Pero además, yo dejé la escuela de párvulos y entré en
primaria. En la escuela pocha. Una especie de gran nave llena de goteras donde
debíamos dar clase lo menos 50. Era primero de primaria, pero había alguno que
ya se afeitaba.
En la escuela pocha no había baños. Así que cuando tocaba
hacer las aguas e, incluso, hacer de cuerpo (que así cursi decíamos); salías de
clase y te ibas a la tapia de Villa Carlota, el chalet de enfrente, que ya por
entonces debía de estar abandonado. Salir al recreo molaba. Uno cincuenta niños
atravesábamos la calle para sacar el pito en aquella tapia y jugar a las cosas
más inocentes. Claro, el que se afeitaba para ir a clase, siempre ganaba.
Y en eso llegó 1970. Con un frío que pelaba, yo no sé qué
calefacción tenía aquella escuela, si es que tenía. Lo que sé es que cuando
llovía, el maestro le pedía a los alumnos que llevaran latas grandes. Así que
los del economato de MADE llevaban enormes latas de arenques y los del
economato de RENFE, enormes latas de jamón cocido. Mi amigo Jesús Manso y yo,
hijos de funcionarios, no teníamos economato, así que hacíamos el ridículo con
unas ridículas latas de fuagrás que en cuanto empezaba a gotear nuestra gotera,
se nos llenaban enseguida.
El curso pasó más o menos. Recuerdo aquel retrato enorme de
Franco y otro de la Virgen. Había un mapa político de España y no sé qué más. Entonces
los maestros zurraban. Y el mío de primero, el que más. Un día me tocó el
cuarto mandamiento y, como honrar tenía una r después de una ene, me parecía un
verbo feísimo. Si estaba entre no robarás y no matarás, parecía claro que
tocaba “no honrarás a tu padre y a tu madre”. Hostia al canto.

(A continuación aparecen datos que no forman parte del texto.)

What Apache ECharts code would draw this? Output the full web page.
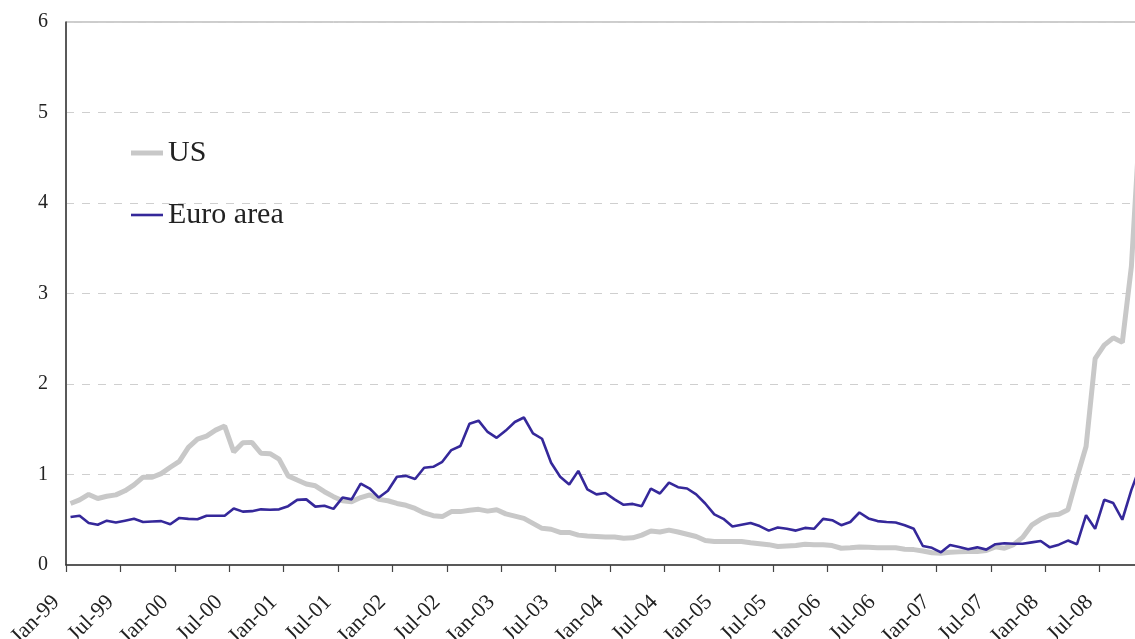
<!DOCTYPE html>
<html>
<head>
<meta charset="utf-8">
<script src="https://cdn.jsdelivr.net/npm/echarts@6/dist/echarts.min.js"></script>
<style>
html,body{margin:0;padding:0;background:#fff;overflow:hidden;}
#chart{width:1135px;height:639px;}
</style>
</head>
<body>
<div id="chart"></div>
<script>
const monthNames = ['Jan','Feb','Mar','Apr','May','Jun','Jul','Aug','Sep','Oct','Nov','Dec'];
function monthLabel(k){ return monthNames[k % 12] + '-' + String((99 + Math.floor(k / 12)) % 100).padStart(2, '0'); }

// Monthly categories Jan-99 .. Nov-08 (data points sit between tick marks)
const categories = [];
for (let k = 0; k < 119; k++) categories.push(monthLabel(k));
// Tick labels sit on the month boundaries
const tickLabels = [];
for (let k = 0; k < 120; k++) tickLabels.push(monthLabel(k));

const yTicks = [0, 1, 2, 3, 4, 5, 6];

const usValues = [
0.68,0.72,0.78,0.735,0.76,0.775,0.82,0.885,0.97,0.97,1.01,1.08,
1.145,1.30,1.39,1.425,1.49,1.535,1.25,1.35,1.355,1.235,1.23,1.17,
0.985,0.94,0.895,0.875,0.81,0.755,0.71,0.70,0.745,0.775,0.725,0.71,
0.68,0.66,0.625,0.575,0.545,0.535,0.59,0.59,0.605,0.615,0.595,0.61,
0.565,0.54,0.515,0.46,0.405,0.395,0.36,0.36,0.33,0.32,0.315,0.31,
0.31,0.295,0.30,0.33,0.375,0.365,0.385,0.365,0.34,0.315,0.27,0.26,
0.26,0.26,0.26,0.245,0.235,0.225,0.205,0.21,0.215,0.23,0.225,0.225,
0.215,0.185,0.19,0.20,0.195,0.19,0.19,0.19,0.175,0.17,0.155,0.135,
0.13,0.14,0.145,0.15,0.15,0.16,0.20,0.185,0.225,0.305,0.44,0.505,
0.55,0.56,0.61,0.97,1.31,2.28,2.43,2.51,2.46,3.3,5.0
];

const euroValues = [
0.53,0.545,0.465,0.445,0.49,0.47,0.49,0.51,0.475,0.48,0.485,0.45,
0.52,0.51,0.505,0.545,0.545,0.545,0.625,0.59,0.595,0.615,0.61,0.615,
0.65,0.72,0.725,0.645,0.655,0.62,0.745,0.725,0.90,0.845,0.745,0.82,
0.975,0.985,0.95,1.075,1.085,1.14,1.27,1.315,1.56,1.595,1.47,1.405,
1.485,1.58,1.63,1.455,1.395,1.13,0.975,0.89,1.04,0.835,0.78,0.795,
0.725,0.665,0.675,0.65,0.845,0.79,0.91,0.86,0.845,0.78,0.68,0.56,
0.51,0.425,0.445,0.465,0.43,0.38,0.415,0.40,0.38,0.41,0.40,0.51,
0.495,0.44,0.475,0.58,0.515,0.485,0.475,0.47,0.44,0.40,0.21,0.19,
0.14,0.22,0.20,0.175,0.195,0.17,0.23,0.24,0.235,0.235,0.25,0.265,
0.195,0.225,0.27,0.23,0.55,0.40,0.72,0.685,0.50,0.83,1.1
];

const serif = '"Liberation Serif", "DejaVu Serif", serif';
const usColor = '#c8c8c8';
const euroColor = '#35289a';
const chart = echarts.init(document.getElementById('chart'), null, {renderer: 'canvas'});
chart.setOption({
  animation: false,
  backgroundColor: '#fff',
  grid: {left: 66, top: 22, width: 1079, bottom: 74, outerBoundsMode: 'none', containLabel: false,
    show: true, borderColor: '#9a9a9a', borderWidth: 1, backgroundColor: 'transparent'},
  legend: [
    {
      left: 131, top: 138, padding: 0, itemWidth: 32, itemHeight: 5, icon: 'rect',
      textStyle: {fontFamily: serif, fontSize: 30, color: '#222'},
      data: [{name: 'US', itemStyle: {color: usColor}}]
    },
    {
      left: 131, top: 200, padding: 0, itemWidth: 32, itemHeight: 2.6, icon: 'rect',
      textStyle: {fontFamily: serif, fontSize: 30, color: '#222'},
      data: [{name: 'Euro area', itemStyle: {color: euroColor}}]
    }
  ],
  xAxis: [
    {
      type: 'category', data: categories, boundaryGap: true, position: 'bottom',
      axisLine: {show: true, lineStyle: {color: '#333', width: 1.5}},
      axisTick: {show: true, interval: 5, length: 7, lineStyle: {color: '#444', width: 1.2}},
      axisLabel: {show: false},
      splitLine: {show: false}
    },
    {
      type: 'category', data: tickLabels, boundaryGap: false, position: 'bottom',
      axisLine: {show: false}, axisTick: {show: false}, splitLine: {show: false},
      axisLabel: {show: true, interval: 5, rotate: 45, margin: 24, padding: [0, 14, 6, 0],
        fontFamily: serif, fontSize: 22, color: '#222'}
    }
  ],
  yAxis: {
    type: 'value', min: 0, max: 6, interval: 1,
    axisLine: {show: true, lineStyle: {color: '#333', width: 1.5}},
    axisTick: {show: false},
    axisLabel: {fontFamily: serif, fontSize: 20, color: '#222', margin: 18,
      formatter: function (v) { return yTicks.indexOf(v) >= 0 ? String(v) : ''; }},
    splitLine: {show: true, lineStyle: {color: '#cfcfcf', type: [8, 8], width: 1}}
  },
  series: [
    {name: 'US', type: 'line', data: usValues, xAxisIndex: 0, symbol: 'none', smooth: false,
      lineStyle: {color: usColor, width: 5}, itemStyle: {color: usColor}, z: 2},
    {name: 'Euro area', type: 'line', data: euroValues, xAxisIndex: 0, symbol: 'none', smooth: false,
      lineStyle: {color: euroColor, width: 2.6}, itemStyle: {color: euroColor}, z: 3}
  ]
});
</script>
</body>
</html>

Y así de vez en cuando. Hasta que a final de curso, un día
estaba yo dibujando no sé qué todo concentrado y el maestro dijo algo, que mi
concentración me impidió escuchar. El caso es que sin comerlo ni beberlo me
encontré con un bofetón en plena cara que me dejó tonto. A la salida le
pregunté a mi amigo Jesús que qué había pasado. Y él me dijo que no había
entendido nada, que el maestro había dicho algo así como “para que veáis que mi
hijo no ha estado recomendado”, y zaca…
Ah, se me había olvidado que yo había dejado la escuela de
párvulos con mi madre y había entrado en primaria, con mi padre de maestro.
Soy Jesús Manso, el amigo de Miguel que compartió pupitre con él durante aquel curso 69-70. Entrañables recuerdos. Mi maestro, Don Laurencio, padre de Miguel me enseñó a leer, escribir, sumar, restar... A mi nunca me cascó, pero a mi amiguito, su hijo, le calentaba de vez en cuando. Cosas de la época. A pesar de todo, el buen recuerdo de aquellos maestros que tuve en mi primera infancia (Don Feliciano, Don Carlos, Don Antonio...) siempre me acompaña. Gracias a todos ellos.